When Does Life Begin | Just The Facts

"“Before I formed you in the womb I knew you,
and before you were born jI consecrated you;
I appointed you a prophet kto the nations.” Jeremiah 1:5

Thus, there is a factual case to be made for a fetus' rights.

Thus, these rights could trump the rights of the woman.

Thus, I thought what would be a good start to change.

How can the Supreme Court change this? Does it have to be at their level?

"There are three major ways in which a Supreme Court decision can be overturned.

If the decision is based on a law that Congress has passed, Congress can simply change the law. The Court sometimes has to rule on how they think laws made by Congress apply to certain cases. If Congress thinks the Court has gotten it wrong, they can change the law to make things clearer."

Finally, if anyone can clarify the issues I listed and linked to above, then please add your intelligent comments.

Also, read the poll question before voting.

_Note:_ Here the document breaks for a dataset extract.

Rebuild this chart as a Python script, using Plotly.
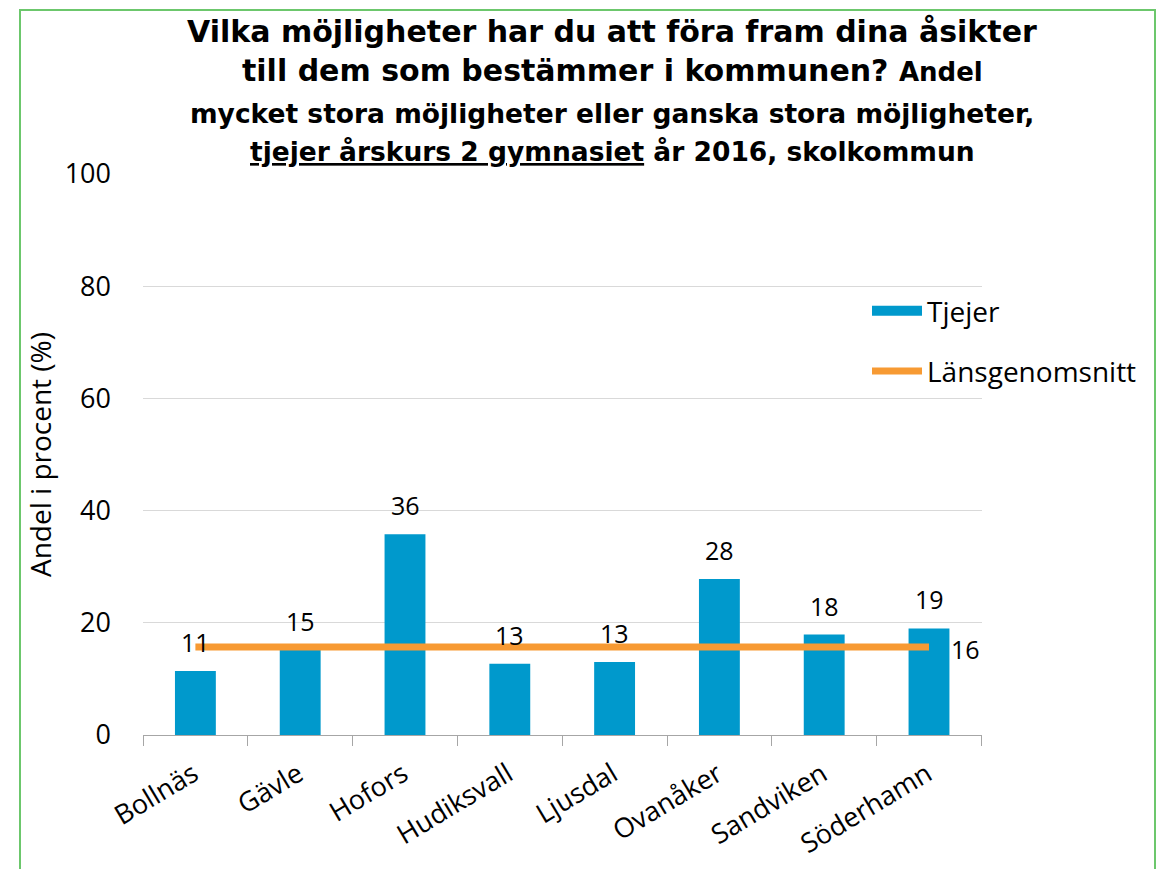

It is asking to make it a state's rights issue in lieu of Fourth Amendment rights.


Other: make it illegal in all states.
 

epronovost

Well-Known Member
Generic term is abstinence.
That doesn't mean abstaining from sex altogether. Just one particular variety of sex.
Tom

That's not really a ''fail safe'' a fail safe is supposed to be something you can do when things go wrong. You can't retroactively not have sex or use better, more numerous and or more efficient method of contraception.
 

metis

aged ecumenical anthropologist
In my opinion it's because a lot of people are enamoured with the ideal of children, but don't have much love, respect or interest for actual people. Basically, in a strange perversion of humanism, the ideal of humanity trumps actual humans in some people's mind and moral reasonning.
Yes, but I also believe it goes well beyond that in that all so many on the right simply put $ and power over the welfare of children. They don't want to pay for universal healthcare, or better schools, or cleaner water & air, or subsidized day care, or sensible gun control, or a better safety net, etc.